Applied Category Theory Course: Resource Theories

 

My course on applied category theory is continuing! After a two-week break where the students did exercises, I’m back to lecturing about Fong and Spivak’s book Seven Sketches. Now we’re talking about “resource theories”. Resource theories help us answer questions like this:

  1. Given what I have, is it possible to get what I want?
  2. Given what I have, how much will it cost to get what I want?
  3. Given what I have, how long will it take to get what I want?
  4. Given what I have, what is the set of ways to get what I want?
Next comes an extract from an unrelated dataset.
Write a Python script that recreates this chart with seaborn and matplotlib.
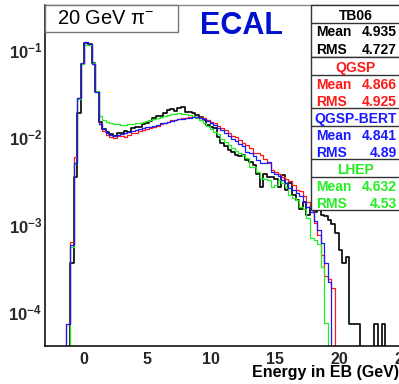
import numpy as np
import pandas as pd
import matplotlib
matplotlib.use("Agg")
import matplotlib.pyplot as plt
import seaborn as sns
from matplotlib.ticker import FixedLocator, MultipleLocator, LogLocator, NullFormatter, FuncFormatter
from matplotlib.patches import Rectangle

# ---------------- data ----------------
E_MIN, E_MAX, N_BINS = -3.0, 25.0, 100

tb06 = [0, 0, 0, 0, 0, 0, 0,
        3.6e-4, 3.5e-3, 0.019, 0.068, 0.118, 0.117, 0.070, 0.033,
        0.0150, 0.0125, 0.0115, 0.0107, 0.0103, 0.0112, 0.0110, 0.0118, 0.0115, 0.0126,
        0.0129, 0.0131, 0.0141, 0.0143, 0.0154, 0.0163, 0.0174, 0.0174, 0.0190, 0.0204,
        0.0207, 0.0200, 0.0213, 0.0218, 0.0195, 0.0195, 0.0190, 0.0179, 0.0171, 0.0156,
        0.0137, 0.0131, 0.0126, 0.0101, 0.0085, 0.0078, 0.0071, 0.0068, 0.0062, 0.0060,
        0.0062, 0.0054, 0.0052, 0.0048, 0.0038, 0.0027, 0.0038, 0.0035, 0.0035, 0.0033,
        0.0027, 0.0037, 0.0025, 0.0030, 0.0022, 0.0019, 0.0015, 0.0018, 0.0013, 0.0016,
        0.0014, 0.0015, 0.0013, 0.00125, 0.00113, 0.0010, 0.00079, 0.00051, 0.00036, 0.00043,
        7.3e-5, 7.3e-5, 7.3e-5, 0, 0, 0, 0, 7.3e-5, 0, 7.3e-5,
        0, 0, 0, 0, 0]

qgsp = [0, 0, 0, 0, 0, 0,
        7.3e-5, 6.3e-4, 5.9e-3, 0.028, 0.071, 0.123, 0.117, 0.069, 0.033,
        0.0140, 0.0118, 0.0106, 0.0099, 0.0097, 0.0102, 0.0104, 0.0101, 0.0106, 0.0110,
        0.0112, 0.0117, 0.0120, 0.0124, 0.0128, 0.0131, 0.0135, 0.0142, 0.0144, 0.0150,
        0.0156, 0.0158, 0.0161, 0.0164, 0.0166, 0.0170, 0.0174, 0.0171, 0.0168, 0.0163,
        0.0158, 0.0150, 0.0143, 0.0135, 0.0126, 0.0120, 0.0110, 0.0104, 0.0100, 0.0092,
        0.0085, 0.0080, 0.0075, 0.0066, 0.0065, 0.0062, 0.0056, 0.0050, 0.0042, 0.0040,
        0.0038, 0.0035, 0.0033, 0.0031, 0.0028, 0.0025, 0.0024, 0.0021, 0.0018, 0.0015,
        0.00105, 0.00075, 0.00045, 0.00026, 0.00024, 0.00019, 0, 0, 0, 0,
        0, 0, 0, 0, 0, 0, 0, 0, 0, 0, 0, 0, 0, 0, 0]

qgsp_bert = [0, 0, 0, 0, 0, 0,
             7.3e-5, 5.8e-4, 5.0e-3, 0.028, 0.070, 0.121, 0.116, 0.069, 0.033,
             0.0140, 0.0123, 0.0112, 0.0106, 0.0104, 0.0106, 0.0108, 0.0110, 0.0114, 0.0116,
             0.0119, 0.0122, 0.0126, 0.0129, 0.0131, 0.0134, 0.0138, 0.0143, 0.0146, 0.0150,
             0.0154, 0.0156, 0.0159, 0.0161, 0.0164, 0.0167, 0.0170, 0.0169, 0.0166, 0.0160,
             0.0152, 0.0146, 0.0138, 0.0128, 0.0120, 0.0112, 0.0104, 0.0096, 0.0090, 0.0084,
             0.0078, 0.0068, 0.0065, 0.0060, 0.0054, 0.0050, 0.0050, 0.0052, 0.0040, 0.0038,
             0.0036, 0.0032, 0.0030, 0.0026, 0.0025, 0.0023, 0.0021, 0.0018, 0.0016, 0.0014,
             0.0011, 0.00087, 0.00061, 0.00036, 0.00022, 0, 0, 0, 0, 0,
             0, 0, 0, 0, 0, 0, 0, 0, 0, 0, 0, 0, 0, 0, 0]

lhep = [0, 0, 0, 0, 0, 0, 0,
        5.5e-4, 5.0e-3, 0.027, 0.069, 0.112, 0.114, 0.070, 0.034,
        0.0172, 0.0158, 0.0150, 0.0145, 0.0140, 0.0139, 0.0138, 0.0137, 0.0139, 0.0141,
        0.0143, 0.0146, 0.0148, 0.0152, 0.0155, 0.0160, 0.0165, 0.0170, 0.0176, 0.0180,
        0.0184, 0.0185, 0.0187, 0.0184, 0.0183, 0.0178, 0.0172, 0.0163, 0.0155, 0.0143,
        0.0132, 0.0125, 0.0115, 0.0108, 0.0095, 0.0088, 0.0080, 0.0074, 0.0069, 0.0065,
        0.0062, 0.0057, 0.0046, 0.0046, 0.0040, 0.0034, 0.0033, 0.0032, 0.0027, 0.0028,
        0.0032, 0.0030, 0.0027, 0.0022, 0.0020, 0.0019, 0.0016, 0.0015, 0.0012, 0.0007,
        0.00066, 0.0006, 0.00033, 7.4e-5, 0, 0, 0, 0, 0, 0,
        0, 0, 0, 0, 0, 0, 0, 0, 0, 0, 0, 0, 0, 0, 0]

series_names = ["TB06", "QGSP", "QGSP-BERT", "LHEP"]
series_means = ["4.935", "4.866", "4.841", "4.632"]
series_rms = ["4.727", "4.925", "4.89", "4.53"]
x_ticks = [0, 5, 10, 15, 20, 25]
y_ticks = [1e-4, 1e-3, 1e-2, 1e-1]

for s in (tb06, qgsp, qgsp_bert, lhep):
    assert len(s) == N_BINS

edges = np.linspace(E_MIN, E_MAX, N_BINS + 1)
centers = 0.5 * (edges[:-1] + edges[1:])
data_map = {"TB06": tb06, "QGSP": qgsp, "QGSP-BERT": qgsp_bert, "LHEP": lhep}
df = pd.concat([pd.DataFrame({"E": centers, "w": np.asarray(data_map[n], float), "model": n})
                for n in series_names], ignore_index=True)

# ---------------- style ----------------
sns.set_theme(style="white")
plt.rcParams["font.family"] = ["Liberation Sans", "DejaVu Sans"]
plt.rcParams["mathtext.fontset"] = "custom"
plt.rcParams["mathtext.rm"] = "Liberation Sans"
plt.rcParams["mathtext.it"] = "Liberation Sans"
plt.rcParams["mathtext.bf"] = "Liberation Sans:bold"

W, H = 399, 384
fig = plt.figure(figsize=(W / 100, H / 100), dpi=100)
fig.patch.set_facecolor("white")

ax_l, ax_r, ax_t, ax_b = 45, 403, 5, 346
ax = fig.add_axes([ax_l / W, 1 - ax_b / H, (ax_r - ax_l) / W, (ax_b - ax_t) / H])

colors = {"TB06": "black", "QGSP": "#ff1a1a", "QGSP-BERT": "#1a1aff", "LHEP": "#22ee22"}
widths = {"TB06": 1.2, "QGSP": 0.9, "QGSP-BERT": 0.9, "LHEP": 0.9}

for name in ["TB06", "QGSP", "LHEP", "QGSP-BERT"]:
    sub = df[df["model"] == name]
    sns.histplot(data=sub, x="E", weights="w", bins=list(edges), element="step",
                 fill=False, color=colors[name], linewidth=widths[name], ax=ax)

ax.set_yscale("log")
ax.set_xlim(E_MIN, E_MAX)
ax.set_ylim(4.08e-5, 0.323)
ax.set_xlabel("")
ax.set_ylabel("")

ax.xaxis.set_major_locator(FixedLocator(x_ticks))
ax.xaxis.set_minor_locator(MultipleLocator(1))
ax.yaxis.set_major_locator(FixedLocator(y_ticks))
ax.yaxis.set_major_formatter(FuncFormatter(lambda v, p: r"$\mathbf{10^{%d}}$" % round(np.log10(v))))
ax.yaxis.set_minor_locator(LogLocator(base=10, subs=np.arange(2, 10), numticks=20))
ax.yaxis.set_minor_formatter(NullFormatter())

ax.tick_params(axis="both", which="both", direction="in", top=False, right=False,
               color="black", width=0.9)
ax.tick_params(axis="x", which="major", length=6.5, pad=4, labelsize=11.5)
ax.tick_params(axis="x", which="minor", length=3.5)
ax.tick_params(axis="y", which="major", length=6.5, pad=2, labelsize=12)
ax.tick_params(axis="y", which="minor", length=3.5)
for lab in ax.get_xticklabels():
    lab.set_fontweight("bold")

for side in ("left", "bottom"):
    ax.spines[side].set_color("black")
    ax.spines[side].set_linewidth(1.1)
ax.spines["top"].set_color("#888888")
ax.spines["top"].set_linewidth(1.0)
ax.spines["right"].set_color("black")

# ---------------- annotation overlay (pixel coordinates) ----------------
ov = fig.add_axes([0, 0, 1, 1])
ov.set_xlim(0, W)
ov.set_ylim(H, 0)
ov.axis("off")
ov.patch.set_visible(False)

# title box
ov.add_patch(Rectangle((45, 5), 133, 26.5, facecolor="white", edgecolor="#777777", lw=1.0))
ov.text(106, 18.5, "20 GeV π$^{-}$", ha="center", va="center", fontsize=14.5, color="black")

# ECAL
ov.text(200, 26.5, "ECAL", ha="left", va="center", fontsize=22, fontweight="bold", color="#0010d0")

# stats box
bx0, bx1 = 311, 402
group_tops = [5, 57.3, 108.3, 159.3]
group_h = 51.5
for i, name in enumerate(series_names):
    top = group_tops[i]
    c = colors[name]
    ov.add_patch(Rectangle((bx0, top), bx1 - bx0, group_h if i < 3 else 51,
                           facecolor="white", edgecolor="#333333", lw=1.0))
    ov.plot([bx0, bx1], [top + 18, top + 18], color="#333333", lw=1.0)
    ov.text(356, top + 10.5, name, ha="center", va="center", fontsize=10,
            fontweight="bold", color=c)
    ov.text(316, top + 27.5, "Mean", ha="left", va="center", fontsize=10,
            fontweight="bold", color=c)
    ov.text(397, top + 27.5, series_means[i], ha="right", va="center", fontsize=10,
            fontweight="bold", color=c)
    ov.text(316, top + 44.5, "RMS", ha="left", va="center", fontsize=10,
            fontweight="bold", color=c)
    ov.text(397, top + 44.5, series_rms[i], ha="right", va="center", fontsize=10,
            fontweight="bold", color=c)

# x title
ov.text(399, 373, "Energy in EB (GeV)", ha="right", va="center", fontsize=11.5,
        fontweight="bold", color="black")

fig.savefig("out.png", dpi=100, facecolor="white")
Resource theories in their modern form were arguably born in these papers:

• Bob Coecke, Tobias Fritz and Robert W. Spekkens, A mathematical theory of resources.

• Tobias Fritz, Resource convertibility and ordered commutative monoids.

We are lucky to have Tobias in our course, helping the discussions along! He’s already posted some articles on resource theory here on this blog:

• Tobias Fritz, Resource convertibility (part 1), Azimuth, 7 April 2015.

• Tobias Fritz, Resource convertibility (part 2), Azimuth, 10 April 2015.

• Tobias Fritz, Resource convertibility (part 3), Azimuth, 13 April 2015.

We’re having fun bouncing between the relatively abstract world of monoidal preorders and their very concrete real-world applications to chemistry, scheduling, manufacturing and other topics. Here are the lectures so far:

Lecture 18 – Chapter 2: Resource Theories
Lecture 19 – Chapter 2: Chemistry and Scheduling
Lecture 20 – Chapter 2: Manufacturing
Lecture 21 – Chapter 2: Monoidal Preorders
Lecture 22 – Chapter 2: Symmetric Monoidal Preorders
Lecture 23 – Chapter 2: Commutative Monoidal Posets
Lecture 24 – Chapter 2: Pricing Resources
Lecture 25 – Chapter 2: Reaction Networks
Lecture 26 – Chapter 2: Monoidal Monotones
Lecture 27 – Chapter 2: Adjoints of Monoidal Monotones
Lecture 28 – Chapter 2: Ignoring Externalities
Lecture 29 – Chapter 2: Enriched Categories
Lecture 30 – Chapter 2: Preorders as Enriched Categories
Lecture 31 – Chapter 2: Lawvere Metric Spaces
Lecture 32 – Chapter 2: Enriched Functors
Lecture 33 – Chapter 2: Tying Up Loose Ends